_Dataset extract_
** BEGIN **

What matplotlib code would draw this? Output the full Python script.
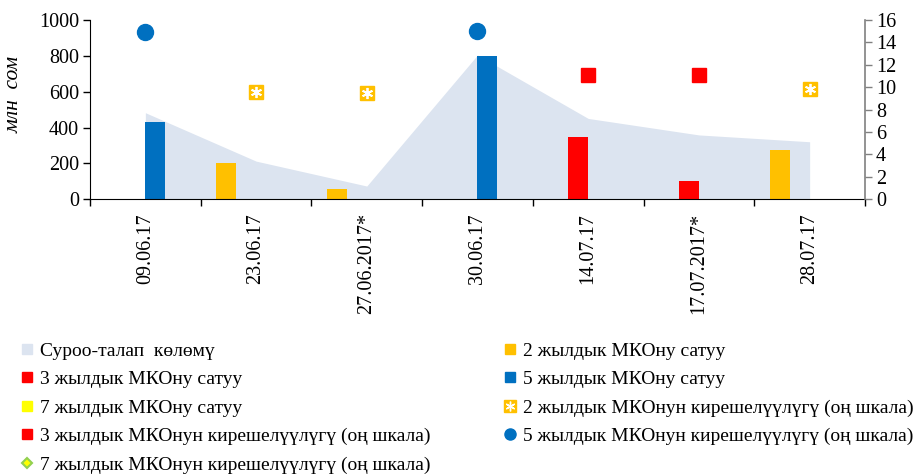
import matplotlib
matplotlib.use("Agg")
import matplotlib.pyplot as plt
import numpy as np
from matplotlib.lines import Line2D

plt.rcParams['font.family'] = 'serif'
plt.rcParams['font.serif'] = ['Liberation Serif', 'DejaVu Serif']

categories = ["09.06.17", "23.06.17", "27.06.2017*", "30.06.17", "14.07.17", "17.07.2017*", "28.07.17"]
demand = [483, 213, 74, 805, 451, 359, 321]
sale_2y = [np.nan, 200, 60, np.nan, np.nan, np.nan, 277]
sale_3y = [np.nan, np.nan, np.nan, np.nan, 350, 100, np.nan]
sale_5y = [430, np.nan, np.nan, 800, np.nan, np.nan, np.nan]
sale_7y = [np.nan] * 7
yield_2y = [np.nan, 9.57, 9.5, np.nan, np.nan, np.nan, 9.82]
yield_3y = [np.nan, np.nan, np.nan, np.nan, 11.1, 11.1, np.nan]
yield_5y = [14.9, np.nan, np.nan, 15.0, np.nan, np.nan, np.nan]
yield_7y = [np.nan] * 7

labels = ["Суроо-талап  көлөмү", "2 жылдык МКОну сатуу", "3 жылдык МКОну сатуу",
          "5 жылдык МКОну сатуу", "7 жылдык МКОну сатуу",
          "2 жылдык МКОнун кирешелүүлүгү (оң шкала)", "3 жылдык МКОнун кирешелүүлүгү (оң шкала)",
          "5 жылдык МКОнун кирешелүүлүгү (оң шкала)", "7 жылдык МКОнун кирешелүүлүгү (оң шкала)"]

c_area = "#DCE4F0"
c_blue = "#0070C0"
c_orange = "#FFC000"
c_red = "#FF0000"
c_yellow = "#FFFF00"

W, H = 923, 476
fig = plt.figure(figsize=(W / 100, H / 100), dpi=100)
ax = fig.add_axes([90 / W, (H - 199.3) / H, (865 - 90) / W, (199.3 - 20) / H])
ax2 = ax.twinx()

x = np.arange(len(categories))
ax.fill_between(x, 0, demand, color=c_area, linewidth=0, zorder=1)
bw = 0.18
for vals, off, col in [(sale_2y, -0.27, c_orange), (sale_3y, -0.09, c_red),
                       (sale_5y, 0.09, c_blue), (sale_7y, 0.27, c_yellow)]:
    ax.bar(x + off, np.nan_to_num(vals), width=bw, color=col, zorder=2, linewidth=0)

ax.set_xlim(-0.5, len(categories) - 0.5)
ax.set_ylim(0, 1000)
ax.set_yticks(np.arange(0, 1001, 200))
ax.set_xticks(np.arange(-0.5, len(categories), 1.0))
ax.set_xticklabels([])
ax.set_xticks(x, minor=True)
ax.set_xticklabels(categories, minor=True, rotation=90, fontsize=14.5)
ax.tick_params(axis='x', which='major', direction='out', length=5, width=1, color='black')
ax.tick_params(axis='x', which='minor', length=0, pad=10)
ax.tick_params(axis='y', direction='out', length=5, width=1, labelsize=14.5, pad=3)
for s in ['top', 'right']:
    ax.spines[s].set_visible(False)
ax.spines['left'].set_color('black')
ax.spines['bottom'].set_color('black')
ax.set_ylabel("млн  сом", fontsize=15.5, style='italic')
ax.yaxis.set_label_coords(-66 / 775, 0.587)

ax2.set_ylim(0, 16)
ax2.set_yticks(np.arange(0, 17, 2))
ax2.tick_params(axis='y', direction='out', length=5, width=1, color='#808080', labelsize=14.5, pad=3)
for s in ['top', 'left', 'bottom']:
    ax2.spines[s].set_visible(False)
ax2.spines['right'].set_color('#808080')
ax2.spines['right'].set_linewidth(1.2)

ax2.plot(x, yield_2y, linestyle='none', marker='s', markersize=10.5, color=c_orange, zorder=3)
ax2.plot(x, yield_2y, linestyle='none', marker=(6, 2, 0), markersize=8, markeredgecolor='white',
         markeredgewidth=1.3, zorder=4)
ax2.plot(x, yield_3y, linestyle='none', marker='s', markersize=10.5, color=c_red, zorder=3)
ax2.plot(x, yield_5y, linestyle='none', marker='o', markersize=11.5, color=c_blue, zorder=3)
ax2.plot(x, yield_7y, linestyle='none', marker='D', markersize=6, markerfacecolor=c_yellow,
         markeredgecolor='#92D050', zorder=3)

def sq(col):
    return Line2D([], [], linestyle='none', marker='s', markersize=6.5, color=col)

h_area = sq(c_area)
h_2 = sq(c_orange)
h_3 = sq(c_red)
h_5 = sq(c_blue)
h_7 = sq(c_yellow)
h_y2 = (Line2D([], [], linestyle='none', marker='s', markersize=9, color=c_orange),
        Line2D([], [], linestyle='none', marker=(6, 2, 0), markersize=7, markeredgecolor='white', markeredgewidth=1))
h_y3 = sq(c_red)
h_y5 = Line2D([], [], linestyle='none', marker='o', markersize=8, color=c_blue)
h_y7 = Line2D([], [], linestyle='none', marker='D', markersize=5, markerfacecolor=c_yellow,
              markeredgecolor='#92D050', markeredgewidth=1.5)

common = dict(frameon=False, fontsize=14, handlelength=0.8, handletextpad=0.3,
              labelspacing=0.56, borderaxespad=0, borderpad=0)
leg1 = fig.legend([h_area, h_3, h_7, h_y3, h_y7],
                  [labels[0], labels[2], labels[4], labels[6], labels[8]],
                  loc='upper left', bbox_to_anchor=(19 / W, (H - 342) / H), **common)
leg2 = fig.legend([h_2, h_5, h_y2, h_y5],
                  [labels[1], labels[3], labels[5], labels[7]],
                  loc='upper left', bbox_to_anchor=(502 / W, (H - 342) / H), **common)

fig.savefig("out.png", dpi=100)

** END **

_Direction_
Give again exactly the lines running from the beginning of the material above through the line that contains "plt.rcParams['font.serif'] = ['Liberation", and leave out every picture.

_Exercise response_
What matplotlib code would draw this? Output the full Python script.
import matplotlib
matplotlib.use("Agg")
import matplotlib.pyplot as plt
import numpy as np
from matplotlib.lines import Line2D

plt.rcParams['font.family'] = 'serif'
plt.rcParams['font.serif'] = ['Liberation Serif', 'DejaVu Serif']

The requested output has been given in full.